• Directive
Your answer is a single number: how many lines hold the word "matplotlib"?
>> Begin Material for this exercise
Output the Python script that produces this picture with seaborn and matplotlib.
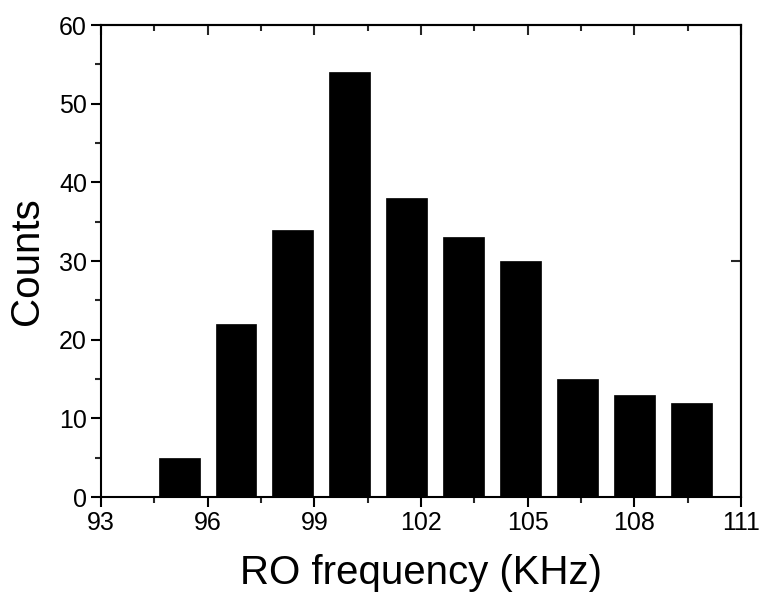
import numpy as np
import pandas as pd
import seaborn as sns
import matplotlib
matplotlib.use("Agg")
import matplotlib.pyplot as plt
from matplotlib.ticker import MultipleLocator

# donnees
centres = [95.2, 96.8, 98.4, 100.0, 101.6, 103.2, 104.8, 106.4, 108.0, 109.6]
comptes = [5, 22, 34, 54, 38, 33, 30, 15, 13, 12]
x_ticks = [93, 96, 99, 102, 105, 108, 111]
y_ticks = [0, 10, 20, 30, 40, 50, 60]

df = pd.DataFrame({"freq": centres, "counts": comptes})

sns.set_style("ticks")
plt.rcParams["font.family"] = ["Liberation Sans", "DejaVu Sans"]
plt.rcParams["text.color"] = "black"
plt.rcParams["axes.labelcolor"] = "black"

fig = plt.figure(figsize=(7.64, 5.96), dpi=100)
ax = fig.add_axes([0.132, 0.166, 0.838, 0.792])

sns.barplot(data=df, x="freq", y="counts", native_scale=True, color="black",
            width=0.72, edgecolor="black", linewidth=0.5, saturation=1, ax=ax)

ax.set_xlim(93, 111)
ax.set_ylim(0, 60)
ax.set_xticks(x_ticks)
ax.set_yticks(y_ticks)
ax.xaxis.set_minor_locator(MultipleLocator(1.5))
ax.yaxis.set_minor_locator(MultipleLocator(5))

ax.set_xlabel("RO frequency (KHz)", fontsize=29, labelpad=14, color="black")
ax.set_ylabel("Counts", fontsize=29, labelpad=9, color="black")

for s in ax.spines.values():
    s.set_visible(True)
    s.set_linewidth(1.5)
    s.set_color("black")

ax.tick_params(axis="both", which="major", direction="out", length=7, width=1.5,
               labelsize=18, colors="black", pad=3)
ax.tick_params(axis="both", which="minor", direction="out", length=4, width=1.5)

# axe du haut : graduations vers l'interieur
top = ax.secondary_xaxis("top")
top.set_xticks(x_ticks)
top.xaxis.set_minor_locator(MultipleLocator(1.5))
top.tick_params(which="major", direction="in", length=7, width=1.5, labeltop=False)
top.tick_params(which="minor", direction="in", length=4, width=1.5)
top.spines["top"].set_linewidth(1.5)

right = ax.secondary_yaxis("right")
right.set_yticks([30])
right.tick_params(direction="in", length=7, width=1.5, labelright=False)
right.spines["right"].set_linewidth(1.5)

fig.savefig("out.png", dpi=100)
>> End Material for this exercise
>> Begin Material for this exercise
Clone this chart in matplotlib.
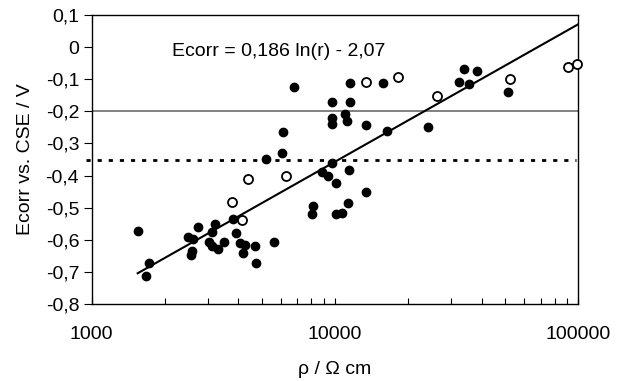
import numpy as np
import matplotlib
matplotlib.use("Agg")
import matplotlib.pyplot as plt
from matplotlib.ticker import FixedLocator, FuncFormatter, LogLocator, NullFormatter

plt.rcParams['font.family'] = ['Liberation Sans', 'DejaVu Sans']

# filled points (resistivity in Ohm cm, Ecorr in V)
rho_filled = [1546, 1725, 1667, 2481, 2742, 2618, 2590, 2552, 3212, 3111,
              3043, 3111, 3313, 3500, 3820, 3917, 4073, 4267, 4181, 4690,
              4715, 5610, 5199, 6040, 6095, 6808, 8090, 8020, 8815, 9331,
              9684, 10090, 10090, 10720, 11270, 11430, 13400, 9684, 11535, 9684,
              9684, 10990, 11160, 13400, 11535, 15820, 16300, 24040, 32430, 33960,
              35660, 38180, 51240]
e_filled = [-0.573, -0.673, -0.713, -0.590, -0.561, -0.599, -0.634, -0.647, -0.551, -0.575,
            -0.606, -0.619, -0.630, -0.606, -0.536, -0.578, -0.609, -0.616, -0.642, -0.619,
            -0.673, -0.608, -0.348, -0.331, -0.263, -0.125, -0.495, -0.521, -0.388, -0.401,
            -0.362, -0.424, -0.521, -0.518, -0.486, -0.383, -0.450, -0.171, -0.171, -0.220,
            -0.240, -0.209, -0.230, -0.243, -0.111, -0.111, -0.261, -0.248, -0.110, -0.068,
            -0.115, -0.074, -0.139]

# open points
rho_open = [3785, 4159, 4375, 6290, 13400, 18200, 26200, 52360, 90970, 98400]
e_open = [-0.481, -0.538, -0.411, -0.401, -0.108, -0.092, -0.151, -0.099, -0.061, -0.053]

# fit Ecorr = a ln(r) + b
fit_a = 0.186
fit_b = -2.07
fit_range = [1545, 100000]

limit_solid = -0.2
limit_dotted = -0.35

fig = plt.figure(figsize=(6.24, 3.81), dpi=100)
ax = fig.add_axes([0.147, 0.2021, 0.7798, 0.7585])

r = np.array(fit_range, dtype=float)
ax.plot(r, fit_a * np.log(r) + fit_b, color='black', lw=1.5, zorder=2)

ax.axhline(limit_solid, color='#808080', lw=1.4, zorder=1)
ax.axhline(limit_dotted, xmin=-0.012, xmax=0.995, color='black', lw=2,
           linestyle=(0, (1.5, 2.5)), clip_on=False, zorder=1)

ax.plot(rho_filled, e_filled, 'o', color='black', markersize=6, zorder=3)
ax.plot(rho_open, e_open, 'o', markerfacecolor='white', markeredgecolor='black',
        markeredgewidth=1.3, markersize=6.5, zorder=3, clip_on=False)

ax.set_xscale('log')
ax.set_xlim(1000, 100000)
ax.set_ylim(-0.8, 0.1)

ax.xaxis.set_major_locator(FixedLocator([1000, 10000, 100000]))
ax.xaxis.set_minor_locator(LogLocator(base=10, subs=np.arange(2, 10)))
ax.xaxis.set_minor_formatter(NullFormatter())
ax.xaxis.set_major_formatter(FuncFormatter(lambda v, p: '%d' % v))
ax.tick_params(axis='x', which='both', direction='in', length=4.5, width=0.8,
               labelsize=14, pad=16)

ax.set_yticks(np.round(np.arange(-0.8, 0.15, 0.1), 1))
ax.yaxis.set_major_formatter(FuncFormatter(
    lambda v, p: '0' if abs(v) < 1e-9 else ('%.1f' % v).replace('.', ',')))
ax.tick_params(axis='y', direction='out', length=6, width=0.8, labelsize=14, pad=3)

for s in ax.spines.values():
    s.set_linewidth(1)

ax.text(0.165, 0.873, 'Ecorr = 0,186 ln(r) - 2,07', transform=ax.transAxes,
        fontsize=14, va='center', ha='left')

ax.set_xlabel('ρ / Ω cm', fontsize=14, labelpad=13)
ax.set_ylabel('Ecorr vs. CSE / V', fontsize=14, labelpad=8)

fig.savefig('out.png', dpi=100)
>> End Material for this exercise
• Exercise result
10